Écrivain-voyageur, Sylvain Tesson est l’auteur de plusieurs expéditions à travers le monde. Des steppes de Mongolie aux îles Shetland, en passant par le Tibet ou la Sibérie, il ramène de ses périples des récits aux airs d’invitation au voyage. Nous l’avons rencontré lors de son passage aux Arcs l'été dernier, l’occasion d’échanger sur sa vision de l’aventure…
Quelle est votre motivation pour partir à l’aventure ?
Mon grand plaisir et ma fonction, c’est d’écrire. J’aime écrire des histoires. J’aime les mots, la littérature, le récit, les livres et la forme écrite du souvenir. Or, quand on veut écrire, soit on est capable d’imaginer ce que l’on veut dire, soit on n’a pas d’inspiration pour inventer des histoires. Auquel cas, on est obligé de les vivre. Et c’est là où je me suis rendu compte que l’aventure vécue, les péripéties, l’effort physique, la mise en danger de soi-même, la découverte, l’exploration… tout cela procurait des sources d’inspiration inouïes pour l’écrivain que je suis et que cela permettait d’alimenter la source de mes livres. C’est essentiellement pour cela que je voyage, j’ai besoin de vivre pour écrire.

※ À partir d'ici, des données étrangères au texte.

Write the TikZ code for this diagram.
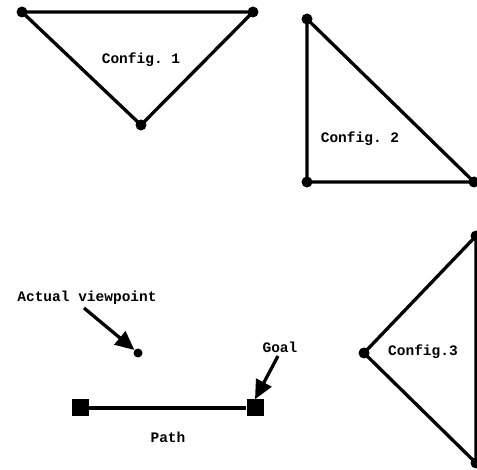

La micro-aventure est un concept à la mode ces derniers temps. Qu’en pensez-vous ?
Je m’intéresse peu aux nouvelles manières de dire les choses. Je pense qu’il n’y a pas de rapport proportionnel entre l’intérêt d’une aventure et la distance que l’on parcourt pour l’accomplir. Il peut y avoir des découvertes superbes à faire dans le carré d’herbe de son jardin. Un jour, le photographe Vincent Munier, qui m’a emmené voir la panthère des neiges au Tibet, m’a entraîné en forêt en Champagne pour voir des blaireaux : j’ai été emporté de la même façon que lorsque je me trouvais à 10 000 km de chez moi. Si vous avez l’esprit de curiosité, à 1km ou 10 000km de chez vous, vous pouvez être récompensé. Beaucoup de gens dans la vie commettent cette erreur de penser qu’en parcourant de la distance, ils vont améliorer leur capacité de voir les choses ou de s’enthousiasmer. Si on a un cœur ouvert à toutes les possibilités du merveilleux, on peut le vivre en bas de chez soi en plongeant son nez dans l’herbe, en regardant les étoiles…
Ce merveilleux, c’est particulièrement ce que vous êtes allé chercher dans votre dernière aventure…
Je suis effectivement parti sur un bateau à voile de la Galice espagnole jusqu’aux Shetland écossaises, au bord de falaises et de promontoires celtiques pour réfléchir au thème de la féerie et du merveilleux. Je me suis aperçu que le merveilleux apparaissait pour peu qu’on le convoquât, qu’il s’agissait donc d’un état d’esprit, d’une mise à disposition de son âme et de son esprit pour faire jaillir les raisons de s’émerveiller.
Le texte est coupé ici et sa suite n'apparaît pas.